Orbán's paranoid propaganda over refugees seems to have reached its limits, Novi list comments:

“Clearly a majority of Hungary's 8.3 million voters did not succumb to the Göbbels-like propaganda. Because the 2,000 refugees that Hungary would have to take in according to the agreed EU quotas would have a hard time competing for any desirable job. Maybe some reasonable Hungarians also asked themselves why Orbán has wasted 40 million euros on futile messages and a referendum that will have no legal ramifications in any event. This money could have paid for the creation of a sufficient number of new jobs both for the refugees and for those who fear they'll lose their jobs to the refugees.”

Právo (CZ) /

PM still firm in the saddle

Prime Minister Viktor Orbán can be satisfied even though he fell short of the quorum for a valid vote, Právo explains:

“Orbán believes the time is ripe to change the constitution and give Brussels the finger. Meanwhile the Hungarian opposition won't be deprived of its victory, seconded by Brussels, where there is talk of the glorious victory of 'passive resistance' against Orbán. … Even if the prime minister didn't obtain a majority - if he retains the support of three-quarters of those who voted for him now he needn't worry about the next elections. Moreover his minority in the referendum was a lot larger than the 'majority' that elected the Hungarian MEPs. And the number of voters who cast their ballot against the quotas was higher than those who voted for Hungary to join the EU 13 years ago.”

Der Standard (AT) /

Orbán's seeds have borne fruit

Orbán may have failed with his refugee referendum but he has left his unmistakable mark on EU refugee policy over the last year, Der Standard concludes:

“Even back then the Hungarian prime minister was the first to vehemently insist on stringent 'defence measures' on the EU's outer border with Serbia; the first to announce without any beating around the bush that he would build a high fence to stop the refugees on the Balkan route. … The seeds Viktor Orbán has sown and which aim to fend off foreigners rather than integrate them have borne fruit. He has put his stamp on everything. Without doubt the referendum is a domestic defeat for him.
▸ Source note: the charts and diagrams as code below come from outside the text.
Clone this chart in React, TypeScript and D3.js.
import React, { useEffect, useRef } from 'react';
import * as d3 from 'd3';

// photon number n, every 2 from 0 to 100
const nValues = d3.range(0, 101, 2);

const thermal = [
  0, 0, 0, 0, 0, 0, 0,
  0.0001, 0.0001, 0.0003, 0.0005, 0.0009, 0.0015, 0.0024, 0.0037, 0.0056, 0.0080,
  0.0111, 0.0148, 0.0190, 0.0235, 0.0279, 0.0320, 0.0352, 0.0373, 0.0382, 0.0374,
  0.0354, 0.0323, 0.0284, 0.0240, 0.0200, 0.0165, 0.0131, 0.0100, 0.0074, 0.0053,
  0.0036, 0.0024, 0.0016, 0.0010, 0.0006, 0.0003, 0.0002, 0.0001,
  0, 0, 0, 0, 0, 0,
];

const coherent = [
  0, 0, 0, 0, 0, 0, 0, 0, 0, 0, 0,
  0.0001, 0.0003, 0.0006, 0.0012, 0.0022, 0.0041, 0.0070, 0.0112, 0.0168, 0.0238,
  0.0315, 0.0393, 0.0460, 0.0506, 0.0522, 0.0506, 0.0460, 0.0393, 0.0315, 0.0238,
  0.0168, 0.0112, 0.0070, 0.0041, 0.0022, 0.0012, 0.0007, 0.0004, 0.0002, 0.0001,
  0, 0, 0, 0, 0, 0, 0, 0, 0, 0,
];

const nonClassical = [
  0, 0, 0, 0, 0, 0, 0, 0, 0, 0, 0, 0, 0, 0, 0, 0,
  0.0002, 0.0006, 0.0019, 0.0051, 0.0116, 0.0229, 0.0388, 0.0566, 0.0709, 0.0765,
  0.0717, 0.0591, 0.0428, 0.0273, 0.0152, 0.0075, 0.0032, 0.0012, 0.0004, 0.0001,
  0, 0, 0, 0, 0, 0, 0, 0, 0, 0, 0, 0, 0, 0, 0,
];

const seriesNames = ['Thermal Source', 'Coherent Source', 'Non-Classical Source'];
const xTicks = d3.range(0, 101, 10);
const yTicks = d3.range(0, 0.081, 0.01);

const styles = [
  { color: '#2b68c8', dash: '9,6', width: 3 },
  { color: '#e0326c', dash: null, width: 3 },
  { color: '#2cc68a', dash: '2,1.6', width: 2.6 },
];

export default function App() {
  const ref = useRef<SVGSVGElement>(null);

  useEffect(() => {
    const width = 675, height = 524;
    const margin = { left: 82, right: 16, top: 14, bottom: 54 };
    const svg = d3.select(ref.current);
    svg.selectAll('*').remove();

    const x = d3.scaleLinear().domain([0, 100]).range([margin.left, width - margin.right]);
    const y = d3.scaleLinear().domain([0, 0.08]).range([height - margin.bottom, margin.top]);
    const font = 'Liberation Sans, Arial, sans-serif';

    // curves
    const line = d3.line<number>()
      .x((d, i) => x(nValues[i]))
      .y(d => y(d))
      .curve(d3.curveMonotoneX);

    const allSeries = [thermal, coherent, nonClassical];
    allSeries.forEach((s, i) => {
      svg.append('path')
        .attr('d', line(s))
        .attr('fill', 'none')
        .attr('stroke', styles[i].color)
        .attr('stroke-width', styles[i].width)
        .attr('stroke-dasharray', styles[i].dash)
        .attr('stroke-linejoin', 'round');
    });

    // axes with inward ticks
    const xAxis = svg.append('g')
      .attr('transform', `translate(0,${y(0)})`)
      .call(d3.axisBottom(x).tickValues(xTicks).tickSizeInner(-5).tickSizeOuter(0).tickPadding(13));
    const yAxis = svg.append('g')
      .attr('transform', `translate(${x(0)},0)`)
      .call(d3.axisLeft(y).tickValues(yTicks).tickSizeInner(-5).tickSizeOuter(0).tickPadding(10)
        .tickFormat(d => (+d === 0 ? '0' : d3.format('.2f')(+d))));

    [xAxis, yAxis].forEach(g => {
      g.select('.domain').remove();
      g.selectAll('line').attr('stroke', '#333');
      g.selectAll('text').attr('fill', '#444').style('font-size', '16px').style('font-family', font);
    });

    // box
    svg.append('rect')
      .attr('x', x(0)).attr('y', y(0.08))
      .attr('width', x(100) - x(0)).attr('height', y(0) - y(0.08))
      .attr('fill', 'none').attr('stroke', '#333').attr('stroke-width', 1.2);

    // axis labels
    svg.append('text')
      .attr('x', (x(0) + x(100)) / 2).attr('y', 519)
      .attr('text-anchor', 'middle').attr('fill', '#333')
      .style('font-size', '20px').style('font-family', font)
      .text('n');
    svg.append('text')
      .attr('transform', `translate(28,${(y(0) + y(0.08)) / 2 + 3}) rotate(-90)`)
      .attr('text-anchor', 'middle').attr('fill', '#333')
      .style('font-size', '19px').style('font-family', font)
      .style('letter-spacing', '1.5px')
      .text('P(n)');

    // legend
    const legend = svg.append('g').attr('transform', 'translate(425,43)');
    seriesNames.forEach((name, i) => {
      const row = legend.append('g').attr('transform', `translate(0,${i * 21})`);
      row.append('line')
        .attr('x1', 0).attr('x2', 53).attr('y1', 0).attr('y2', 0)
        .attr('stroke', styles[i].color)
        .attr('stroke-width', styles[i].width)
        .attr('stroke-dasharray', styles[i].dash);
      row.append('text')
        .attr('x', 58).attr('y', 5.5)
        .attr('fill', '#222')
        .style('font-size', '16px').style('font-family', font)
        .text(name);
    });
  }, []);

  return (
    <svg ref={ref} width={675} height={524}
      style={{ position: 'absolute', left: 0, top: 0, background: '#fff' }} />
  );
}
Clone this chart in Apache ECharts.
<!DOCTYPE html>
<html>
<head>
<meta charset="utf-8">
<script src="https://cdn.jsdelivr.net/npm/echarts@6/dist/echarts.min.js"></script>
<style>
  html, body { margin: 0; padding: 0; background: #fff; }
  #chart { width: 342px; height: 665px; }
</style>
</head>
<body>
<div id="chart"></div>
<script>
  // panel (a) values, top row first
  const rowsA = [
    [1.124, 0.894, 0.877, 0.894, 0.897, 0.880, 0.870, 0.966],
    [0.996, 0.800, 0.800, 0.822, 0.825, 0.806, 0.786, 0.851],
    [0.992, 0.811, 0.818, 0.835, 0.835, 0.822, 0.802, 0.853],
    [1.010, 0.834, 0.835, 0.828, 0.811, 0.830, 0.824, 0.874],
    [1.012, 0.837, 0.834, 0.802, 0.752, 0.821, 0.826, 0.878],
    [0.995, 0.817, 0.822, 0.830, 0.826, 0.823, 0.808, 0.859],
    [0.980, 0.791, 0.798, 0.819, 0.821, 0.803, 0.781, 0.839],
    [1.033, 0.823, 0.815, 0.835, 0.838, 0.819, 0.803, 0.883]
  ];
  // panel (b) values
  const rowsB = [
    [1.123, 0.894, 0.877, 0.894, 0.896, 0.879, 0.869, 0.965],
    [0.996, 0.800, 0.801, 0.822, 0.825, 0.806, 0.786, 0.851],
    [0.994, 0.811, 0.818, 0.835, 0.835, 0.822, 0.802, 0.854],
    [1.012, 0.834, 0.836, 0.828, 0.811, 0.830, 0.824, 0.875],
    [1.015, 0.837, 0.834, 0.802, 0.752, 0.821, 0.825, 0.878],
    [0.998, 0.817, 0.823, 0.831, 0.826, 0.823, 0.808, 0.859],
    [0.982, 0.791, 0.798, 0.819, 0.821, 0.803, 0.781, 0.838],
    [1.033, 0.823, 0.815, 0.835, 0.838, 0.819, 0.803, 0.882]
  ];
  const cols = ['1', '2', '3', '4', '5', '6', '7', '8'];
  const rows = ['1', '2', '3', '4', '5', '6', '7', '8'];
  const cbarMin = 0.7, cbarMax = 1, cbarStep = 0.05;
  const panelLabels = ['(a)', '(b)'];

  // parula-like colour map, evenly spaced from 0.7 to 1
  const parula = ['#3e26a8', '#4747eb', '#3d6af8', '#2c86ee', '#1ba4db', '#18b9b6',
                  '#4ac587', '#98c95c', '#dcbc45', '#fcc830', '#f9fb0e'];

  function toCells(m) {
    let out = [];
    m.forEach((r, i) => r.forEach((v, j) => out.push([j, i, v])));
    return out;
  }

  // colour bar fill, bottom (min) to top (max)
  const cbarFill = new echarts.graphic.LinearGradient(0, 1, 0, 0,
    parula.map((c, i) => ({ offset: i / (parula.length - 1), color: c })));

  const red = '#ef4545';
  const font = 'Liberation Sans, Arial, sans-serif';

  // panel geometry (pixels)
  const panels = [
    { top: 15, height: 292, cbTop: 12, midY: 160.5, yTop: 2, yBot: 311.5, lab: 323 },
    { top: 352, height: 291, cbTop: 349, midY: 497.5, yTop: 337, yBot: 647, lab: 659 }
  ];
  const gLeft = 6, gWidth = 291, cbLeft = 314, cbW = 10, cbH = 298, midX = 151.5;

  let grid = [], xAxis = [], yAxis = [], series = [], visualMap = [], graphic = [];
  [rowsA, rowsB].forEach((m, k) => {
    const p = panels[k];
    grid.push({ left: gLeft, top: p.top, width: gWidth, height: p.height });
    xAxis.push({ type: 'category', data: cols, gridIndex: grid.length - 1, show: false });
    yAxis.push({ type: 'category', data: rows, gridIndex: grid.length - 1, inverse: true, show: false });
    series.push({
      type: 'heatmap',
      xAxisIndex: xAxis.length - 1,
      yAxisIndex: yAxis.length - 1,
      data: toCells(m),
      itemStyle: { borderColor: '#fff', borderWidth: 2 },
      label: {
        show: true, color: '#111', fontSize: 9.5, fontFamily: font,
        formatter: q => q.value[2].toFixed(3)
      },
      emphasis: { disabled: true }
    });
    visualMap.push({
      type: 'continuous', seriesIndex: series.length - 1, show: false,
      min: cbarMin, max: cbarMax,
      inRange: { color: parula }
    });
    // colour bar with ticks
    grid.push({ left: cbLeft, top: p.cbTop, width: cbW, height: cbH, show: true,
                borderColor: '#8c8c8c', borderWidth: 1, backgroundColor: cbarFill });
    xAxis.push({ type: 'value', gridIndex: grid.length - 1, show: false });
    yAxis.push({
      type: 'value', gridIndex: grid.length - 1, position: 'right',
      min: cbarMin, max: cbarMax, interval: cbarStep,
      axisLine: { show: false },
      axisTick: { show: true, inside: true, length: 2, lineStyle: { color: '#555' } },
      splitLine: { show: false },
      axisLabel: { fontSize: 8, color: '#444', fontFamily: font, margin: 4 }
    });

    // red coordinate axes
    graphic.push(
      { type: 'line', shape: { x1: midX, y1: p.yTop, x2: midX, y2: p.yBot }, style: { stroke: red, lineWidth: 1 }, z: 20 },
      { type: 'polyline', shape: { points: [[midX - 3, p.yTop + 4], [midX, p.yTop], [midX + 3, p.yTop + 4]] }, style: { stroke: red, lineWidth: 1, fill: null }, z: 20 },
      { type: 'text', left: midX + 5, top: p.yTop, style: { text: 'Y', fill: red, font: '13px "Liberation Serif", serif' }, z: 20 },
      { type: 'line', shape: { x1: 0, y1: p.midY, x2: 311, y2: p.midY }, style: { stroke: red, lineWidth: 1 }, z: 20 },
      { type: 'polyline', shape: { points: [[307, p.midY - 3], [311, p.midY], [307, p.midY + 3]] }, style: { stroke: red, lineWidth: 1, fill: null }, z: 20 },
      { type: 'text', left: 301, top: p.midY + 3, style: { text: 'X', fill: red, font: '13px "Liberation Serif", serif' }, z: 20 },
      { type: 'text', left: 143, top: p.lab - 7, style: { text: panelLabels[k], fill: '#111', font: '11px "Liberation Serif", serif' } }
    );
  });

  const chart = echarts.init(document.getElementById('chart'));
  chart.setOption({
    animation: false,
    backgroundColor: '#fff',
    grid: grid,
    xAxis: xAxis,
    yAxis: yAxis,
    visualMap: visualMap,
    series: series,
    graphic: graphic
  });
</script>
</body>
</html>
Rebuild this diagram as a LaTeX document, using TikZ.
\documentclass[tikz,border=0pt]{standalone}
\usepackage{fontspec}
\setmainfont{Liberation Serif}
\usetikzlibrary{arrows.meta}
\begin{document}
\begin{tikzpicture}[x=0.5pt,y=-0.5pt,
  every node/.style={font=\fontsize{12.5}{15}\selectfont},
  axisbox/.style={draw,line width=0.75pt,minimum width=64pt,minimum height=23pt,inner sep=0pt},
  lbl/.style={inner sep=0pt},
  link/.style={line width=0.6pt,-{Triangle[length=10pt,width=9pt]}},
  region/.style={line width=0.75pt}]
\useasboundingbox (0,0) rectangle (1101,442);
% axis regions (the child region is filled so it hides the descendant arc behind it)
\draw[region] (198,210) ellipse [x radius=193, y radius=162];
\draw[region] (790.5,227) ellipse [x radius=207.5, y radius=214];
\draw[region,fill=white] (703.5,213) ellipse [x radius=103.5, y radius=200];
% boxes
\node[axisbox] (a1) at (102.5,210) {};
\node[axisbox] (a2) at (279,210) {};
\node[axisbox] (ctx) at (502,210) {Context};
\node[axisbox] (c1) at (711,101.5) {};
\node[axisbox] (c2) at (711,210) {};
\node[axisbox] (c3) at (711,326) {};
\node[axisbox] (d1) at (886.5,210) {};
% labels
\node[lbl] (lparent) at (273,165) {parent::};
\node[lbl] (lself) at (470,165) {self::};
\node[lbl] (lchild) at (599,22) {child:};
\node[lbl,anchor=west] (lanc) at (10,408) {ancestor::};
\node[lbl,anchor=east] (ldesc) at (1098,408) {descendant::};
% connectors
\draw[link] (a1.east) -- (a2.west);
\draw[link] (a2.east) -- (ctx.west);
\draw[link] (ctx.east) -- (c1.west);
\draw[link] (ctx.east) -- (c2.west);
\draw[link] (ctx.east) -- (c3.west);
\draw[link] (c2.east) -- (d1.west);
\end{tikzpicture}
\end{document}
But make no mistake about it, now and for the time being EU policy is aimed at keeping migrants away, not taking them in - to the detriment of refugees.”

Mandiner (HU) /

Hatred won't just go away

The hatred whipped up by the Hungarian government won't go away after the referendum, Mandiner fears:

“A mood of doom and gloom prevails among broad swathes of the population. Many people really did believe that the fate of the country - and of Europe, even - depended on the referendum. ... The government incited a huge amount of anger among the people, and that does not bode well for the country. ... Unfortunately we must conclude that this agitation against the 'migrants' has only reached a temporary high point. For years now foreigners living in Hungary have faced the hatred of mainstream society, to say nothing of the omnipresent hatred of the Roma. ... It is out of the question that the cumulated hatred of recent weeks will simply dissipate after the referendum.”